Can you please introduce yourself to our readers?
I’m Luca. I’m a part-time photographer. I’m part-time partially because I’m not sure I’m talented enough, but also because I have a career in another field. This allows me to keep photography as a “clean space” for me to do what I want without any of the necessary negotiations a professional choice brings along.
How did you get into photography?
Mostly because my father was a pretty good photographer. Family snapshots, but always with a bit of a twist. He got me interested and gave me my first camera when I was 15.
In your perspective what makes a good Image?
It’s contextual. It provides an insight or a way into a bigger topic. It doesn’t necessarily explain it all, but it drags you into wanting to find more about it. Photography was the hyper-link before the internet.
Out of all photography genres why did you choose documentary photography?
I do believe all forms of expression should provide some kind of social context. I’m not a big fan of purely visual creative works – whether literature, photography or else. If you start from that frame of mind, documentary is a bit of an obvious choice.
Are you working with an agency or independently?
How do you choose the stories that you want to cover?
Since this is not my main career, I tend to focus on the place I live in. I moved around a lot (I’m now in my fourth country and third continent in ten years), and photography allows me to investigate the context I’m in – hence getting to know it better and learn about it. That’s how I find out about the punk scene: I know about professional journalists and photographers who have been here for years and completely missed it.
What was the project or single photo launched or shaped your career?
I guess the photo that shaped my growth – as I said I don’t really have a career – is a picture I shot in Jerusalem in 1998. It shows an Ultra-orthodox father praying by the Wailing Wall, holding by the hand a son more interested in the gun held in the back of his father’s pants. I thought was really good, that it really depicted an inherent contradiction of both Israel, specific and of religion, generally. A couple of years later in a workshop, Alex Majoli (from Magnum) dismissed that pic in a second, showing me how cliche it was. That was a great moment. Not necessarily pleasant, but necessary to start looking at things differently.
What challenges do you face in Documentary photography?
Abstraction. I come from a verbal narrative background, so I found very challenging coming up with images that are visually interesting and innovative yet narratively clear enough. It’s far too easy to just “freeze” a moment, it’s way more difficult to make it worth watching, no matter how trivial.
Have you ever gotten emotionally involved during an assignment?

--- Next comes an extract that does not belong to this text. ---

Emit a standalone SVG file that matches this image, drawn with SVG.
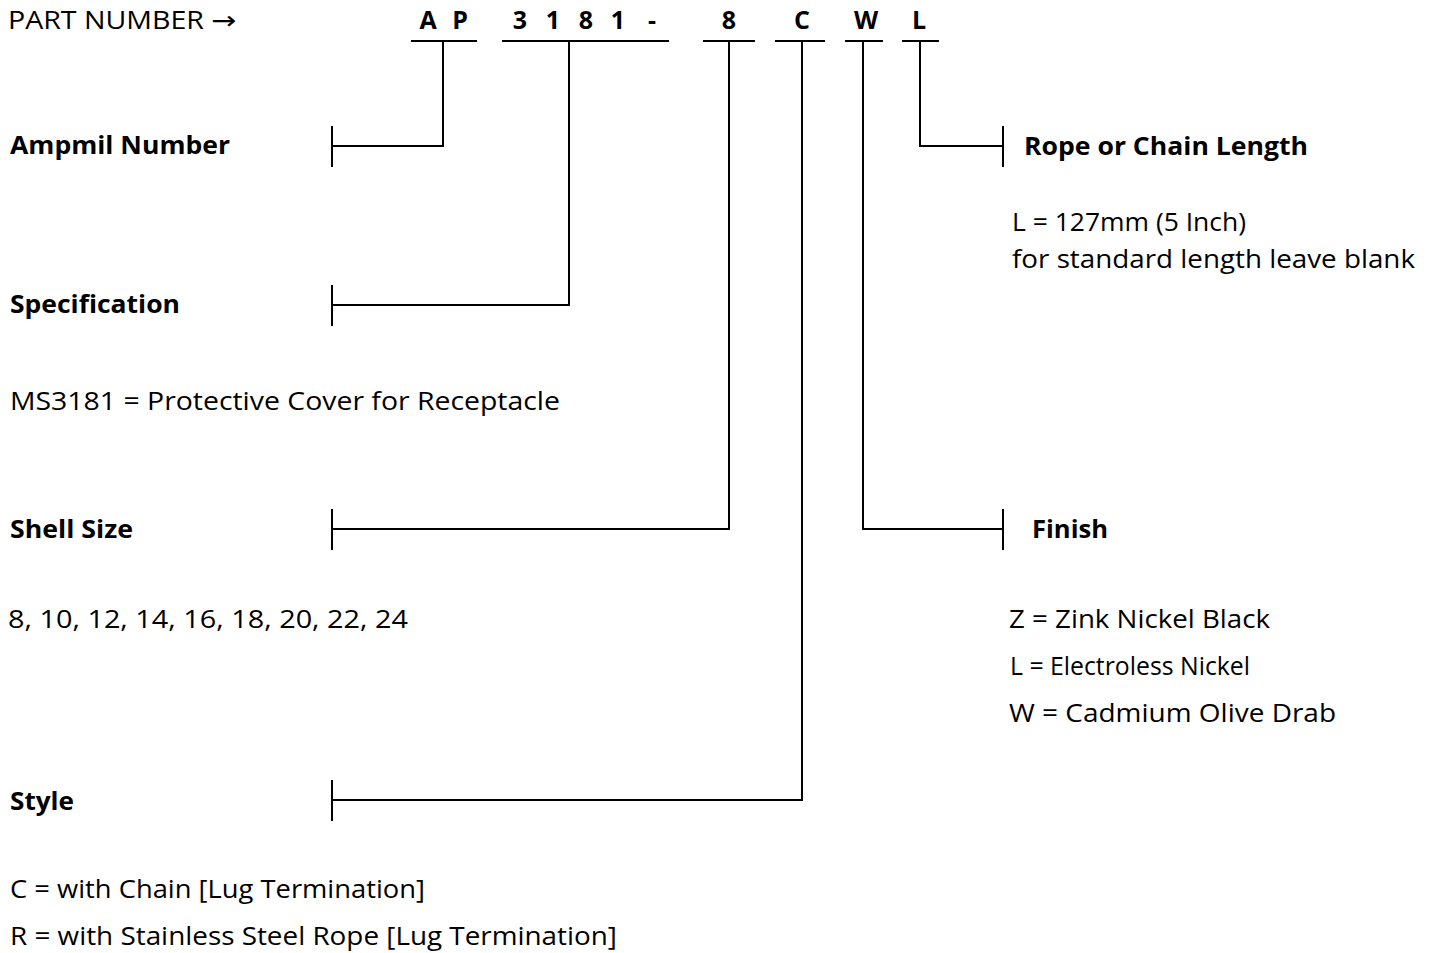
<svg xmlns="http://www.w3.org/2000/svg" width="1435" height="953" viewBox="0 0 1435 953">
<style>
text{font-family:"Open Sans","Liberation Sans",sans-serif;fill:#000;font-size:25px}
.b{font-weight:bold}
.h{font-weight:bold;text-anchor:middle;font-size:25px}
.ln{stroke:#000;stroke-width:2;fill:none}
</style>
<rect width="1435" height="953" fill="#fff"/>
<g id="header">
<text x="8" y="29" textLength="196" lengthAdjust="spacingAndGlyphs">PART NUMBER</text>
<text x="211" y="29" style="font-family:'DejaVu Sans',sans-serif" textLength="25" lengthAdjust="spacingAndGlyphs">→</text>
<text class="h" x="428" y="29">A</text>
<text class="h" x="460" y="29">P</text>
<text class="h" x="520" y="29">3</text>
<text class="h" x="553" y="29">1</text>
<text class="h" x="586" y="29">8</text>
<text class="h" x="618" y="29">1</text>
<text class="h" x="652" y="29">-</text>
<text class="h" x="729" y="29">8</text>
<text class="h" x="802" y="29">C</text>
<text class="h" x="866" y="29">W</text>
<text class="h" x="919" y="29">L</text>
</g>
<g id="connectors" class="ln">
<path d="M411 41H477M502 41H669M703 41H755M775 41H825M845 41H883M902 41H939"/>
<path d="M443 41V146H332M332 126V167"/>
<path d="M569 41V305H332M332 285V326"/>
<path d="M729 41V529H332M332 509V550"/>
<path d="M802 41V800H332M332 780V821"/>
<path d="M863 41V529H1003M1003 509V550"/>
<path d="M920 41V146H1003M1003 126V167"/>
</g>
<g id="ampmil"><text class="b" x="10" y="154" textLength="220" lengthAdjust="spacingAndGlyphs">Ampmil Number</text></g>
<g id="spec">
<text class="b" x="10" y="313" textLength="170" lengthAdjust="spacingAndGlyphs">Specification</text>
<text x="10" y="410" textLength="550" lengthAdjust="spacingAndGlyphs">MS3181 = Protective Cover for Receptacle</text>
</g>
<g id="shell">
<text class="b" x="10" y="538" textLength="123" lengthAdjust="spacingAndGlyphs">Shell Size</text>
<text x="8" y="628" textLength="400" lengthAdjust="spacingAndGlyphs">8, 10, 12, 14, 16, 18, 20, 22, 24</text>
</g>
<g id="style">
<text class="b" x="10" y="810" textLength="64" lengthAdjust="spacingAndGlyphs">Style</text>
<text x="10" y="898" textLength="415" lengthAdjust="spacingAndGlyphs">C = with Chain [Lug Termination]</text>
<text x="10" y="945" textLength="607" lengthAdjust="spacingAndGlyphs">R = with Stainless Steel Rope [Lug Termination]</text>
</g>
<g id="rope">
<text class="b" x="1024" y="155" textLength="284" lengthAdjust="spacingAndGlyphs">Rope or Chain Length</text>
<text x="1012" y="231" textLength="234" lengthAdjust="spacingAndGlyphs">L = 127mm (5 Inch)</text>
<text x="1012" y="268" textLength="403" lengthAdjust="spacingAndGlyphs">for standard length leave blank</text>
</g>
<g id="finish">
<text class="b" x="1032" y="538" textLength="76" lengthAdjust="spacingAndGlyphs">Finish</text>
<text x="1009" y="628" textLength="261" lengthAdjust="spacingAndGlyphs">Z = Zink Nickel Black</text>
<text x="1010" y="675" textLength="240" lengthAdjust="spacingAndGlyphs">L = Electroless Nickel</text>
<text x="1009" y="722" textLength="327" lengthAdjust="spacingAndGlyphs">W = Cadmium Olive Drab</text>
</g>
</svg>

I always do. That’s the freedom of not having any journalistic responsibility. Also, since I tend to focus on medium-long term projects, I need to be able to maintain a medium-long term interest in what I’m looking into, and this means developing relationships with the people or the surroundings.
Which photographers inspire or have inspired you the most?

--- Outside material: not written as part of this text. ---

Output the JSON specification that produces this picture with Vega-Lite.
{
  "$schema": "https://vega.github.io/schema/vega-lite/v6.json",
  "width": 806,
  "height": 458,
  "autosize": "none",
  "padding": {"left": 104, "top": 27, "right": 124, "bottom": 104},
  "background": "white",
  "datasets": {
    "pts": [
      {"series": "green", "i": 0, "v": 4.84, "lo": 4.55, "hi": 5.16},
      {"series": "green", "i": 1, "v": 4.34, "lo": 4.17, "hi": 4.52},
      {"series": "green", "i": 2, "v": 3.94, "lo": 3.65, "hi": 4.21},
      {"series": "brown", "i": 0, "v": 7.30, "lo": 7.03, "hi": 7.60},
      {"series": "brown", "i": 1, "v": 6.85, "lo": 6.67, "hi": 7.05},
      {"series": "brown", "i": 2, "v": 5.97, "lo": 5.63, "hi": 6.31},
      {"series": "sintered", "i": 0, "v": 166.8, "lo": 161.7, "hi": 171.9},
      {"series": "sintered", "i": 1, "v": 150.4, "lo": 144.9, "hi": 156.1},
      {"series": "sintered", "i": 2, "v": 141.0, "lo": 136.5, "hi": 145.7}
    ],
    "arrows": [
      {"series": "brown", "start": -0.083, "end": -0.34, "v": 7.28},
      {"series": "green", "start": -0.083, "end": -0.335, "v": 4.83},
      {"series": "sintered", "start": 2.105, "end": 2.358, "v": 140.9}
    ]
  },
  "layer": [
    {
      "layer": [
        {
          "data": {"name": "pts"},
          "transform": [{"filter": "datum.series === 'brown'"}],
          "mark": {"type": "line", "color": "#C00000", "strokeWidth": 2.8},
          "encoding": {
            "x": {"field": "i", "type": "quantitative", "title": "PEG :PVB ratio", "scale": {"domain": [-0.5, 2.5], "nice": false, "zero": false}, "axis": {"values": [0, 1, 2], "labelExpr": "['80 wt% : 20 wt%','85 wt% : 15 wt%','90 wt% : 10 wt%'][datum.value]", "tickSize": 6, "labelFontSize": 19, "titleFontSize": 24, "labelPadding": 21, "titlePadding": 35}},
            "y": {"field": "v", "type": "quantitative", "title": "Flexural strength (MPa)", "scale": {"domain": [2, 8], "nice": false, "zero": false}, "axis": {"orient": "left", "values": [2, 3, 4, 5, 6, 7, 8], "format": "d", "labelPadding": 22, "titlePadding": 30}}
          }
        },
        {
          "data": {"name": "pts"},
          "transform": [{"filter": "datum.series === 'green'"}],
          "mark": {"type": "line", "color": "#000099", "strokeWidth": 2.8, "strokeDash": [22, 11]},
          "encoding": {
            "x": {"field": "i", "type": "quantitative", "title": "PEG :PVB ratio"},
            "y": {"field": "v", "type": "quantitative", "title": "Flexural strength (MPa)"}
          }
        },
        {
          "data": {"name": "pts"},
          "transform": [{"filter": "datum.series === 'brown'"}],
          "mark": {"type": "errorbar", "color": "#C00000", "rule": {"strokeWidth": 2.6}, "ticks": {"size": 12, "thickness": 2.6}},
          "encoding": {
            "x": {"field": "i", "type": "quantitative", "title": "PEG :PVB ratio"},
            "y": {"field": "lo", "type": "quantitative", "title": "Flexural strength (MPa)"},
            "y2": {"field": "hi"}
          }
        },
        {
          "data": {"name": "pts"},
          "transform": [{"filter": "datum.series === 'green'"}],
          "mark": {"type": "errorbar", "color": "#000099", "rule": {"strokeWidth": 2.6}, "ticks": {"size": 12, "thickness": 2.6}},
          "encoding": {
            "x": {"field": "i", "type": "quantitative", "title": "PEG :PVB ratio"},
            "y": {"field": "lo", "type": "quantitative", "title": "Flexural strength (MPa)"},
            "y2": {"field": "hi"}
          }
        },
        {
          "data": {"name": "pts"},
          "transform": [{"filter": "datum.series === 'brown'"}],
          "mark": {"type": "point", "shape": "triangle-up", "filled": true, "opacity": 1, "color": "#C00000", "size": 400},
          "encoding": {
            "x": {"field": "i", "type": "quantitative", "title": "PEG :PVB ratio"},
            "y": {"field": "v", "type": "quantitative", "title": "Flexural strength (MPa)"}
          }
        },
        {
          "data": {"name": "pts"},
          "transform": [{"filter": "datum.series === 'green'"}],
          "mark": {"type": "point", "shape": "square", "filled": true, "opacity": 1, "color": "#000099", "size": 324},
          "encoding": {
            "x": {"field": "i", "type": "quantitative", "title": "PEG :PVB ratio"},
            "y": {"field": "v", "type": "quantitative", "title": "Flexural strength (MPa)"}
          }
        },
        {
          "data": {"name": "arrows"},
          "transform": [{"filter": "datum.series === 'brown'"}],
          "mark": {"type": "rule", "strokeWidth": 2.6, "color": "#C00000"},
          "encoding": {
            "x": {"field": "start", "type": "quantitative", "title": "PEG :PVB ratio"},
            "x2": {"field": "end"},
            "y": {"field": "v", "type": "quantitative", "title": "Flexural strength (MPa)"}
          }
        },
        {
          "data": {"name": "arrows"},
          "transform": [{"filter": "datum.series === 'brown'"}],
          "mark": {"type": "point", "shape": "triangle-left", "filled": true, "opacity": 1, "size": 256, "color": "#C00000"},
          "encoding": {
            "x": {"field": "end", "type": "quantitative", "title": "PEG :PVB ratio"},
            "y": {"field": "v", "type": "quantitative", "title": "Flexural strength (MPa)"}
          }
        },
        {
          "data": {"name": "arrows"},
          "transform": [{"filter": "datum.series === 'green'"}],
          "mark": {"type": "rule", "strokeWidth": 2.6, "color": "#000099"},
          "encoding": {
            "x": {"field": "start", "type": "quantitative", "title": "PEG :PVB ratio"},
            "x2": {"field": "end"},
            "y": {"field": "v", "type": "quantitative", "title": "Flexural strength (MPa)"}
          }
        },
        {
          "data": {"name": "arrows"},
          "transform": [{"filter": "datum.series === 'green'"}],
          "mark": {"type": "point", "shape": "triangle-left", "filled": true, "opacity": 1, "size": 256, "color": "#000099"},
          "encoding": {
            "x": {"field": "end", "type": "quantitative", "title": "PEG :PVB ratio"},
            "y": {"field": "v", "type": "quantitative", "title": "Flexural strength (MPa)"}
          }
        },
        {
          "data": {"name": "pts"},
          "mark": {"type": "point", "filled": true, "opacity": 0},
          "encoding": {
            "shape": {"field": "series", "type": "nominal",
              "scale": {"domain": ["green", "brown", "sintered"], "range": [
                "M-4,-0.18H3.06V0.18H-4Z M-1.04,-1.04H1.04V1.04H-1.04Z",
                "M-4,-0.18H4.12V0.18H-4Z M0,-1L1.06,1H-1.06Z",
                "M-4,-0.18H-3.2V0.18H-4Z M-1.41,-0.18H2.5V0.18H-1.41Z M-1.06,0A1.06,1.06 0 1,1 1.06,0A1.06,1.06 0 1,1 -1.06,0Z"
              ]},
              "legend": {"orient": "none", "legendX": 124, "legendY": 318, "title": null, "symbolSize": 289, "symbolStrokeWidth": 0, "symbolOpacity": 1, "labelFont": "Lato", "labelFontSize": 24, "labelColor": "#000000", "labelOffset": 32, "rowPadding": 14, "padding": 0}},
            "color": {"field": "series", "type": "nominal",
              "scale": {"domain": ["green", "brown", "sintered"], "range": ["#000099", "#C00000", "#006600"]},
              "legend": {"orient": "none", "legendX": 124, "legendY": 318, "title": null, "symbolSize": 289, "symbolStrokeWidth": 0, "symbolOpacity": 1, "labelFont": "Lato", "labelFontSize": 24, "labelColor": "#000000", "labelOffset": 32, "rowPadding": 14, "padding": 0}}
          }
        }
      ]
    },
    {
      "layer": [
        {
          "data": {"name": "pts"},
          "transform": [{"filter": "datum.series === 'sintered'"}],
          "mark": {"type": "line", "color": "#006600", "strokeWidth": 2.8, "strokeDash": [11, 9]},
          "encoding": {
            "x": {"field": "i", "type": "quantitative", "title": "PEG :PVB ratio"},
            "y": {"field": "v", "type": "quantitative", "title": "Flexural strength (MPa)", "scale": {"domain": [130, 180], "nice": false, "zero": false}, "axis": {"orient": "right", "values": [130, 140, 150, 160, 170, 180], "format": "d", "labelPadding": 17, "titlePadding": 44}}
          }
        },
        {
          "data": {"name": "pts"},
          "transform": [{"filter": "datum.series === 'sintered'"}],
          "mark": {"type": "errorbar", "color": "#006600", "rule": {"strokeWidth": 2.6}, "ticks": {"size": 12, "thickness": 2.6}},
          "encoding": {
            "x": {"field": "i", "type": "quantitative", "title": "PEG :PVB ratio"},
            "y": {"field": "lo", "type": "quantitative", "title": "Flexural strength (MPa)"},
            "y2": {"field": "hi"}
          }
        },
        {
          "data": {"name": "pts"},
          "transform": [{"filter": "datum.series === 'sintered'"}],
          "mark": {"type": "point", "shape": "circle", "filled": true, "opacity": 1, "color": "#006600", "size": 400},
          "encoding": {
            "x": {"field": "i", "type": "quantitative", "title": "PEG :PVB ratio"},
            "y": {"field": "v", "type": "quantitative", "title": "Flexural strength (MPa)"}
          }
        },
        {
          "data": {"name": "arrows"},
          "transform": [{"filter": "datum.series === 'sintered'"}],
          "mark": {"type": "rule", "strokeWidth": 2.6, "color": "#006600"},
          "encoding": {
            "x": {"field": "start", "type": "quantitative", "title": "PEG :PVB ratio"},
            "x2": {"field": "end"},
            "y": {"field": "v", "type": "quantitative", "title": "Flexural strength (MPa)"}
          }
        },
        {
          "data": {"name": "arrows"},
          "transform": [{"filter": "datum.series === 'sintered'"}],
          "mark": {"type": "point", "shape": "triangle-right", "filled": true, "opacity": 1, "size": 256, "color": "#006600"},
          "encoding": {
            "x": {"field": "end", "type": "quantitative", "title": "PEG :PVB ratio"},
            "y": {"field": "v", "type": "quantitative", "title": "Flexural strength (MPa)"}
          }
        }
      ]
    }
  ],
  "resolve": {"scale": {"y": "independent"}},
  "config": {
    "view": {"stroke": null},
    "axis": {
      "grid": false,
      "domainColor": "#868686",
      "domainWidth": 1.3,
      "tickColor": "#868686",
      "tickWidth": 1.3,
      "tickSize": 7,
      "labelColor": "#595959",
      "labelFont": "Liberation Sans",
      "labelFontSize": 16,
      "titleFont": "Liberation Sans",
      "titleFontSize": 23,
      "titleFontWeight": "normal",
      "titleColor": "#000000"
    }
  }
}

Alex Majoli for sure. Call his critique a Darwinian imprinting, ha! Luc Delahaye – I love how he moved journalism into fine art. Glen E. Friedman for his ethics. Gueorgui Pinkhassov because it took me years to understand why his pictures were meaningful, and that challenge was a great learning curve.
Are you developing any personal projects at the moment? If so, would you mind sharing it with us?
I just closed this punk project and I’m about to leave Singapore for good, so no, currently I have nothing in mind. I’d like to edit pictures of all the countries I’ve been in into a story of how foreign one can feel, but haven’t found the angle yet. I’m just waiting to see what could be interesting to work on, in Australia.
What is your biggest fear? Widespread consensus. That’s never good.
What’s your greatest achievement? Having been arrested just once.
Favorite place to shoot? Those that seemingly have nothing interesting.
First thing you think when you wake up in the morning? Wait, what day is today?